Что за черт с этими проклятыми торпедами?

То же самое произошло несколько дней назад под Бергеном, когда Шультце атаковал британский тяжелый крейсер и произвел залп из трех торпед. И ни одна из этих паршивых железных рыб не попала в цель. Торпедисты не отходили от торпед, проверили эти огромные металлические сигары дальше некуда, но не нашли ничего, что могло бы объяснить неудачи. Единственным утешением было то, что „папочка“ Шультце оставался спокоен.

И вот, пожалуйста, опять то же самое! И здесь эти магнитные торпеды отказались взрываться. Такие усилия — и все попусту.

Нарвикский ад был и нашим персональным адом. Четыре дня мы носились по фьорду вверх и вниз, туда и сюда в подводном положении. Мы израсходовали все запасы кислорода до последней капли. Мы расстреляли все торпеды, которые имели, и ни одна не подала о себе доброй вести. Что случилось? Гироскоп отказал? Что-нибудь с магнитной вертушкой? [7] Или германские секреты больше не являются секретами для англичан?»

* * *

Подводная лодка, на которой служил Топп вначале офицером, тоже прошла через этот горький опыт. Но давайте еще раз заглянем в его дневник:


«13 апреля мы направились на новую позицию.

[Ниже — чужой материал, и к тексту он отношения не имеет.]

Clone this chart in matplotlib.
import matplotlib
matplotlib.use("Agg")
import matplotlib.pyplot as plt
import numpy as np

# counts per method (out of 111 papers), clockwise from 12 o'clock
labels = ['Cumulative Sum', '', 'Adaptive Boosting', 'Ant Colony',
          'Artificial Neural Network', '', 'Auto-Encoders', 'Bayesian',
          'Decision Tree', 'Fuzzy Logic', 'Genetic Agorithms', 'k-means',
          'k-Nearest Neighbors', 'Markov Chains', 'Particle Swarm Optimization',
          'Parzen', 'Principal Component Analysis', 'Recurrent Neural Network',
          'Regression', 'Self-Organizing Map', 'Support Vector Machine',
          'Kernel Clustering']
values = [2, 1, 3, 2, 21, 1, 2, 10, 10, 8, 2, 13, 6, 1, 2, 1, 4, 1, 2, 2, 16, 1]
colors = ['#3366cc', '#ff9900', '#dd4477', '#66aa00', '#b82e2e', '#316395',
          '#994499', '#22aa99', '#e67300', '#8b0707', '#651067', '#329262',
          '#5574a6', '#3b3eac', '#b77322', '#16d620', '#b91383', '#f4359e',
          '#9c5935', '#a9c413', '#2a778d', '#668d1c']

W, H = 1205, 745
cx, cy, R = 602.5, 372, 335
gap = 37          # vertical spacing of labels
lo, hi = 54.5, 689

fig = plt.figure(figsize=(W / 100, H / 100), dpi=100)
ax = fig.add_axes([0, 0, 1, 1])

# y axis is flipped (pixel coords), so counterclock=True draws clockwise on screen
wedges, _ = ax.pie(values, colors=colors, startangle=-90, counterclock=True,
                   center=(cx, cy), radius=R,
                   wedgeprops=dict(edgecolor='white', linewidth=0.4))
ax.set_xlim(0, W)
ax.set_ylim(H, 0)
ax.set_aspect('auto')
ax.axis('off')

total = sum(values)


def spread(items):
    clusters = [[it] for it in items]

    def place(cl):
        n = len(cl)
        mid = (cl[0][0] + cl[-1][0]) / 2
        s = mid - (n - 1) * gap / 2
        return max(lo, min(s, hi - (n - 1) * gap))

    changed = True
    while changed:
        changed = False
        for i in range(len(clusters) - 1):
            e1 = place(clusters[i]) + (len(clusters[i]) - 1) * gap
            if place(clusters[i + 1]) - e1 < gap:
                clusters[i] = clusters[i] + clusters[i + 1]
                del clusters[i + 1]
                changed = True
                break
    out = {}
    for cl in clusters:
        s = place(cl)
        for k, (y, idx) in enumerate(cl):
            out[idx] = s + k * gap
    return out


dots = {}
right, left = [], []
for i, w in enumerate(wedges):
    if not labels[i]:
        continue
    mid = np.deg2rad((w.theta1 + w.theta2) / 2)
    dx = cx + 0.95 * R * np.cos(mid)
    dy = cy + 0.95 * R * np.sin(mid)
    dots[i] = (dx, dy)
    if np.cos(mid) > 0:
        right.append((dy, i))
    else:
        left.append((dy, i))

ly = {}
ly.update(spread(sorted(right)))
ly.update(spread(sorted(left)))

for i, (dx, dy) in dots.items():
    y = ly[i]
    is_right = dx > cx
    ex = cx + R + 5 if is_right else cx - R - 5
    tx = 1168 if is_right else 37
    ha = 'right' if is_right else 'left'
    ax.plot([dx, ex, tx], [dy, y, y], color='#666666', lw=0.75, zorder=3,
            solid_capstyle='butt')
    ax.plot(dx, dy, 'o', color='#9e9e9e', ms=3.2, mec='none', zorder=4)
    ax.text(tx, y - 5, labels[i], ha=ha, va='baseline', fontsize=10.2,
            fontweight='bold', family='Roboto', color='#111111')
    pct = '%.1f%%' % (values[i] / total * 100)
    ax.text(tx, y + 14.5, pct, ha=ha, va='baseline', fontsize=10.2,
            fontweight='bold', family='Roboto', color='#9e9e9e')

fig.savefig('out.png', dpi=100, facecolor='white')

— Вы наша последняя надежда! — кричали нам с эсминцев.

Два тяжелых немецких самолета кружили над Нарвиком, сбрасывая пищу и боеприпасы. Люди, все еще запертые в гавани и отрезанные от всякой поддержки, вздохнули с облегчением.


14 апреля над нашей позицией пролетел британский самолет. Это был самолет с авианосца эскорта, направленный на рекогносцировку фьорда. Внезапно в поле зрения перископа оказались сразу несколько эсминцев, которые шли на нас тремя кильватерными колоннами. За ними маячила серая тень линкора.

Это был „Уорспайт“, гигант из гигантов. Он неизбежно должен был выйти на нас.

Атмосфера на лодке наэлектризовалась. Лодка словно от возбуждения сжала зубы. Кто-то стал нервно поглядывать на гидрофоны, когда мы развернулись, чтобы пройти под строем эсминцев. Никакой реакции со стороны противника. Мы сами слышали, как работает их аппарат „Asdic“ в поиске. Но ему не удалось обнаружить нас… Мы выжидали… Пока никаких взрывов… По-прежнему пока никаких… Возможно, они прощупывали подводные скалы.

Первый и четвертый торпедные аппараты были давно готовы к выстрелу. От этих двух торпед зависела судьба всей экспедиции. Если бы „Уорспайт“ был потоплен, это спасло бы Нарвик. И не только это. Если бы мы смогли потопить „Уорспайт“, то с ним мы могли бы пустить на дно и моральный дух пяти тысяч британцев, высадившихся в Андалснесе. Если б мы смогли уничтожить „Уорспайт“, то оказалось бы сломленным сопротивление союзников, а с ним и вера в непобедимость британского флота.